Catholic and CTA voices raised against death penalty
Pope John Paul II's strong calls for abolition of the death penalty are finding echoes among more bishops -- most recently, the bishops of Missouri. The NCCB's "Living the Gospel of Life," issued in November, focused on abortion and euthanasia, but did include a strong paragraph against capital punishment. NCCB's new president, Joseph Fiorenza of Houston, Tex., publicly opposes executions in a state where they are frequent events. NCCB's new vice president, Wilton Gregory of Belleville, Ill., gladly supplied his own remarks against capital punishment to Lena Woltering, coordinator of Fellowship of Southern Illinois Laity (FOSIL), and commissioned her to speak for him at an Illinois Conference of Churches press conference seeking a moratorium on executions.
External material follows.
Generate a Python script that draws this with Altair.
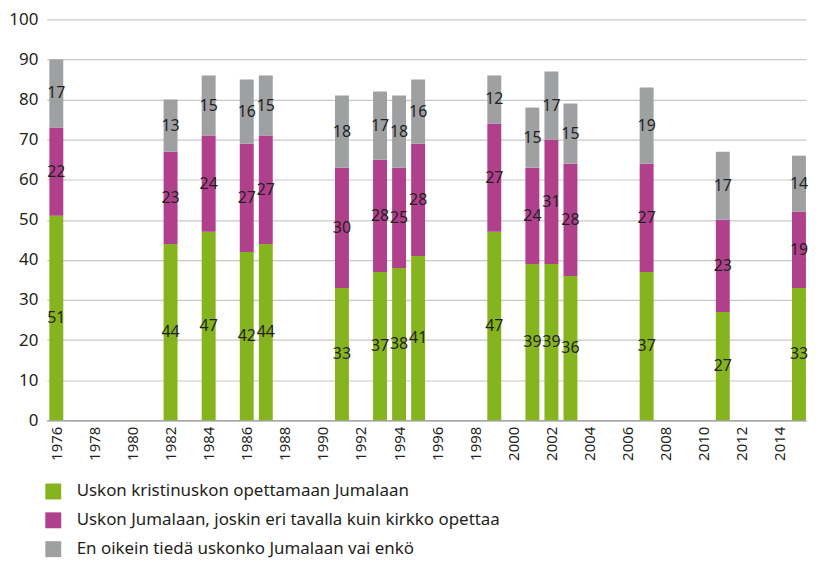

Woltering is a CTA National board member. FOSIL, a CTA cooperating regional organization, recently received its second diocesan grant for educational work opposing the death penalty. At the March 6-7 meeting of 15 regional CTA affiliates, FOSIL was one of nine local units that reported involvement in state-level advocacy against capital punishment. CTA Nebraska noted that after supporting capital punishment, Bishop Fabian Bruskewitz of Lincoln has now joined the other bishops of the state in opposition. New England CTA announced that its spring conference April 10 in Worcester, Mass., (calendar, page 6) will include a workshop by Thomas Lowenstein, of Mass. Citizens Against the Death Penalty. He is a member of Murder Victims' Families for Reconciliation, and is the son of former congressman and human rights activist Allard Lowenstein, who was murdered in 1980.
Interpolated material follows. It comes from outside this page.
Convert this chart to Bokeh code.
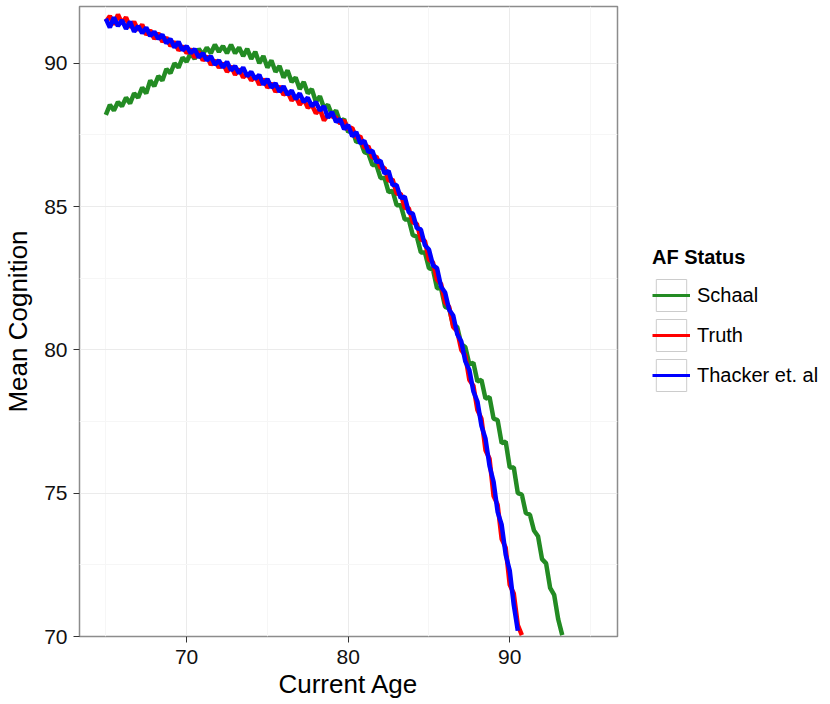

Sister Helen Préjean, author of "Dead Man Walking," wrote a moving "Letter from Death Row" in America magazine Feb. 13, describing the death of her friend Dobie Williams by lethal injection in Angola, La., in January. She invites all to gather signatures on a worldwide petition for a moratorium on executions in the spirit of Jubilee. A resolution will be introduced at the U.N. next year. Préjean has also agreed to address the CTA National Conference in November 2000.
Quixote Center has a model moratorium resolution your faith community or organization can adopt. QC is also distributing from the Cherish Life Circle a "Declaration of Life" by Mercy Sr. Camille D'Arienzo -- a notarized statement that if you die as a victim of murder, you do not want your murderer executed.